Inés García Zuberbühler
Inés García Zuberbühler
By Abel Posse
Inés García Zuberbühler has devoted years to her art. She studied technique and theory in England, Florence, Belgium and Greece. However, her individual character and her openness to creative cosmopolitanism make her intensely Argentinean. Her spirit, her passion, synthesize apparent opposites in a way similar to that of the great poet Saint-John Perse; the sky and the sea of his Caribbean childhood integrate with the culture of Europe; like the poet, the artist unites two, and perhaps more, worlds.
Art is always about valour. In a decadent society and time, the artist enrolls in the universe of art as a final statement, and "takes orders” in an open religion with no orthodoxy other than surrender. Beyond sound, shape, words or colours, artists surrender to their art. They opt for the supreme in difficult times (as Borges rightly said, in truth all times are bad to be alive in) and achieve renewal.
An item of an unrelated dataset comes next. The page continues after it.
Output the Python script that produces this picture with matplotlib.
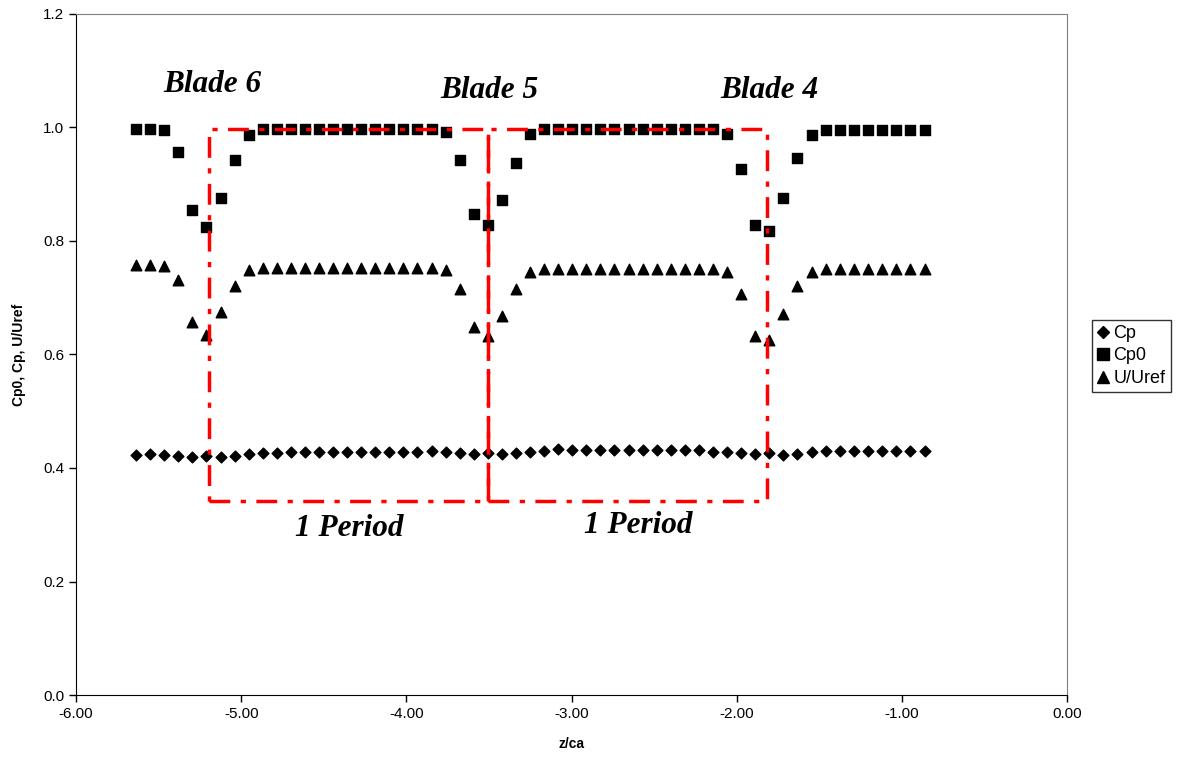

Inés García Zuberbühler is able to express her dramatic vision in her series of charcoal drawings of the ¨gomeros¨, those gigantic trees of Buenos Aires, in which Severo Sarduy thought he found gods that ¨porteños¨, the people of Buenos Aires, could not see. These huge trees, which are together strong and weak, have their roots in the soil, but, as Rilke says, their arms reaching to the skies. The drawing and the strong use of light and shade, create a powerful, transcendent image. Her charcoals enhance the vibrant tragedy of the visual theme. Ines’s "gomeros" recall those colossal roots which dominate, surround and embrace, without devouring them, the Buddhist temples of Angkor in Cambodia; a perpetual symbiosis of life and death; perhaps the triumph of Nature over the illusion of carved stone.
This aesthetic vision is true and deep; form, colour and matter are harmoniously and joyfully joined together. The artist tells us that it is in the brilliant light of Greece that she prepares her chalk; she throws it with a rhythmic, dancing movement onto the paper. This is then fixed, somewhat by accident and by the laws of physics. Then it is the turn of watercolour and even gold, which combined with the fluidity of water conveys happiness and fullness of colour, which is another aspect of the artist’s being. A splendid and harmonious result is achieved in "Symphonies" and "Seasons".
As a writer, it gives me pleasure to affirm that Inés comes close to the word in her calligraphy. Plato, Gibran, Rilke and Vieira da Silva. Strange and unusual interdisciplinary solution, which breaks down meaningless artistic barriers, thanks to the essential concept of art as a spiritual expression of the human condition.